Like many small business owners, you engage a Chartered Accountant and probably view your accounting fee as “normal.” It’s important for you to consider what you’re getting for your money. Before shopping around to reduce your accounting fees, compare the value that you’re receiving from your accountant.
Consider the following two examples:
Example 1: Your accountant prepares monthly management accounts for you, as well as end of year tax returns, etc and charges you $3,500 throughout the year. During that time, they give you regular business advice and advice on how to legally reduce tax (via an on-line newsletter like we do). You gladly adopt a few of the tips and you see a dramatic improvement in your business. And now you work less and fish more!
Scenario 2: The only time you talk with your accountant is at tax time and your accounting fee is $1,750. You receive no monthly management accounts to identify any early warning signs and you receive no advice at all.
Would you choose accountant 1 or accountant 2? Which one will provide you with more value?
Business owners often seek my advice on how they can receive a value added service from their accountant. Here are a few of my tips:
* Ask them to show you a way to organise your accounting records and if they recommend suitable accounting software.
* The majority of accountants charge an hourly rate (rather than fixed fees) so if they need to call you to get a missing bank statement or payroll return, you’ll be charged more. Keep your bank records, deposit books, cheque stubs and invoices tidy and in some kind of order.
* Don’t over complicate your needs. Often, you’ll only need a set of basic financial statements. Clients regularly instruct us to code hundreds of transactions to dozens of separate account transaction codes. This additional work adds to accounting fees and is often unnecessary for most small businesses.
* Separate your personal and business spending. Open a new account with your bank and pay all business expenses from that account as much as possible. Many people forget cash expenses for the business and then forget to claim for them. Try to remember to keep receipts and write on each one a brief description of what you spent your cash for. Think about adding yourself to your payroll, rather than taking irregular cash drawings.
* It’s OK if you hate accounting – hire someone to do your book-keeping. Recruit a part-timer or see if your accountant has book-keeping staff. Your accountant probably has junior accounting staff who can help you and their fees will be less than senior accounting staff. You should find that they’ll be able to do the job quicker and better than you which will ultimately save you time and money.
* Before making big business decisions or investments, consult with your accountant first. Poorly considered business decisions that affect your business’ financial performance may be very costly to rectify after you have made them.

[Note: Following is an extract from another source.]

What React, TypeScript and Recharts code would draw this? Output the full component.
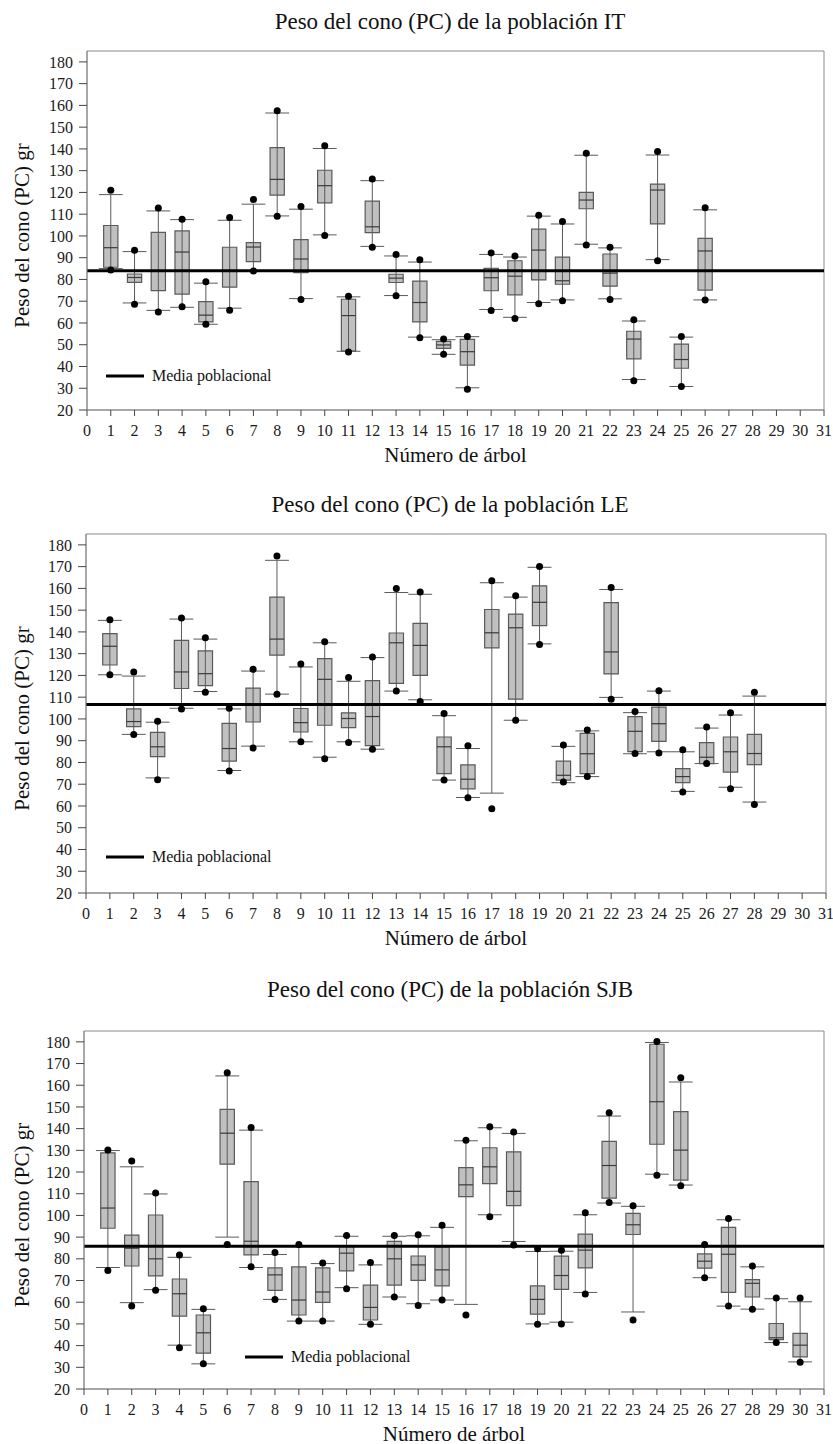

File your GST & PAYE returns ahead of time or if you are falling behind your accountant should be able to negotiate a repayment plan for you.
* Speak with your accountant every few months or so to establish feedback on your business’ performance. You don’t need me to tell you that your business is far too important to ignore early warning signs and proven business methods.
You may view a “cheaper” accountant as a short term solution but longer terms consequences can often be overlooked. If it’s just number crunching you want, there are plenty of accountants out there to help you. But you should view your accounting fees as an important investment.
If it’s value for money you’re after, I hope you’ll use these tips to ensure your Chartered Accountant gives you more than bean counting.